F/V SHENANDOAH

The F/V SHENANDOAH is being conserved at the Harbor History Museum in Gig Harbor, Washington [2019]. She was donated in 2000 to be a teaching vessel after a seven-decade career tending in Alaska and fishing the San Juan Islands salmon banks. She is the centerpiece of the Harbor History Museum’s working Maritime Gallery, with conservation to be completed in 2025.The boat was originally built for Pasco Dorotich, his son John, and son-in-law Nick Bez. Bez had just bought his first cannery in Alaska and they used SHENANDOAH to tend the cannery’s fish traps.
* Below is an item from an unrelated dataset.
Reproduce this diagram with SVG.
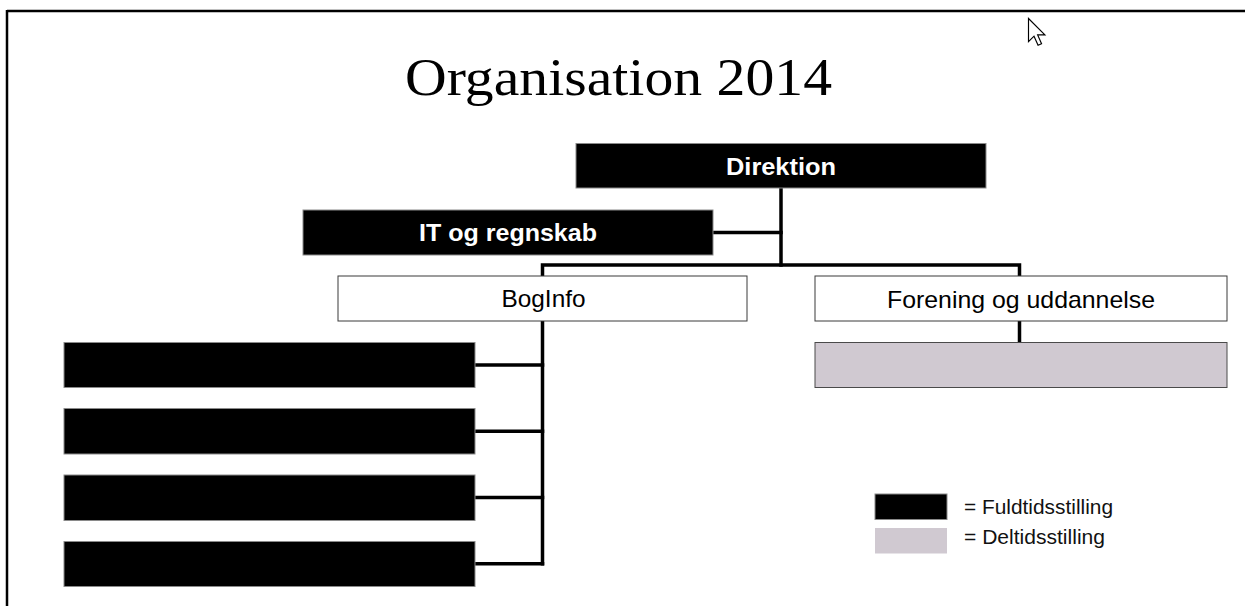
<svg xmlns="http://www.w3.org/2000/svg" width="1245" height="606" viewBox="0 0 1245 606">
<style>
.full{fill:#000;stroke:#8a8a8a;stroke-width:1}
.white{fill:#fff;stroke:#3a3a3a;stroke-width:1}
.part{fill:#d0c9d1;stroke:#4a4a4a;stroke-width:1}
.conn{stroke:#000;stroke-width:3.5;fill:none;stroke-linecap:square}
.lbw{font-family:"Liberation Sans",Arial,sans-serif;font-weight:bold;font-size:24px;fill:#fff;text-anchor:middle}
.lbb{font-family:"Liberation Sans",Arial,sans-serif;font-size:24px;fill:#000;text-anchor:middle}
.leg{font-family:"Liberation Sans",Arial,sans-serif;font-size:20px;fill:#111}
</style>
<rect x="0" y="0" width="1245" height="606" fill="#fff"/>
<g id="frame">
<line x1="7" y1="11" x2="1245" y2="11" stroke="#000" stroke-width="2.5"/>
<line x1="7" y1="10" x2="7" y2="606" stroke="#000" stroke-width="2.5"/>
</g>
<text id="title" x="405" y="95" font-family="'Liberation Serif','Times New Roman',serif" font-size="53" fill="#000" textLength="427" lengthAdjust="spacingAndGlyphs">Organisation 2014</text>
<g id="connectors">
<path class="conn" d="M781 188 V265"/>
<path class="conn" d="M713 232.5 H781"/>
<path class="conn" d="M542.5 276 V265 H1019.5 V276"/>
<path class="conn" d="M1019.5 321 V342.5"/>
<path class="conn" d="M542.5 321 V563.8"/>
<path class="conn" d="M475 365 H542.5"/>
<path class="conn" d="M475 431.3 H542.5"/>
<path class="conn" d="M475 497.5 H542.5"/>
<path class="conn" d="M475 563.8 H542.5"/>
</g>
<g id="direktion">
<rect class="full" x="576" y="143.5" width="410" height="44.5"/>
<text class="lbw" x="781" y="174.5" textLength="110" lengthAdjust="spacingAndGlyphs">Direktion</text>
</g>
<g id="it">
<rect class="full" x="303" y="210" width="410" height="45"/>
<text class="lbw" x="508" y="240.7" textLength="178" lengthAdjust="spacingAndGlyphs">IT og regnskab</text>
</g>
<g id="boginfo">
<rect class="white" x="338" y="276" width="409" height="45"/>
<text class="lbb" x="543.5" y="306.8" textLength="84" lengthAdjust="spacingAndGlyphs">BogInfo</text>
</g>
<g id="forening">
<rect class="white" x="815" y="276" width="412" height="45"/>
<text class="lbb" x="1021" y="307.5" textLength="268" lengthAdjust="spacingAndGlyphs">Forening og uddannelse</text>
</g>
<g id="forening-staff">
<rect class="part" x="815" y="342.5" width="412" height="45"/>
</g>
<g id="boginfo-staff-1"><rect class="full" x="64" y="342.5" width="411" height="45"/></g>
<g id="boginfo-staff-2"><rect class="full" x="64" y="408.5" width="411" height="45.5"/></g>
<g id="boginfo-staff-3"><rect class="full" x="64" y="475" width="411" height="45.5"/></g>
<g id="boginfo-staff-4"><rect class="full" x="64" y="541.5" width="411" height="45"/></g>
<g id="legend">
<rect class="full" x="875" y="494" width="72" height="25.5"/>
<rect x="875" y="528" width="72" height="25.5" fill="#d0c9d1"/>
<text class="leg" x="964" y="513.5" textLength="149" lengthAdjust="spacingAndGlyphs">= Fuldtidsstilling</text>
<text class="leg" x="964" y="543.5" textLength="141" lengthAdjust="spacingAndGlyphs">= Deltidsstilling</text>
</g>
<g id="cursor" transform="translate(1028.5,18.5) scale(1.45)">
<path d="M0 0 V16 L3.8 12.2 L6.6 18.4 L9 17.4 L6.3 11.3 L11.3 11.3 Z" fill="#fff" stroke="#000" stroke-width="0.8" stroke-linejoin="miter"/>
</g>
</svg>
It was later re-rigged for purse seining and fished the Puget Sound San Juans for decades after the Alaska fishery limited seiner length to 58 feet. F/V SHENANDOAH was sold in 1967 to Antoni Janovich, another Gig Harbor fisherman, after John and Pasco Dorotich had passed on. Janovich fished the boat until 1998, along with “guest skippers” Jake Bujacich in 1973 and Martin Skrivanich in 1972.She one of only three Skansie seiners remaining out of the hundreds the yard built during its 30-year heyday. SHENANDOAH was documented for the Historic American Engineering Record (Library of Congress), HAER WA-178.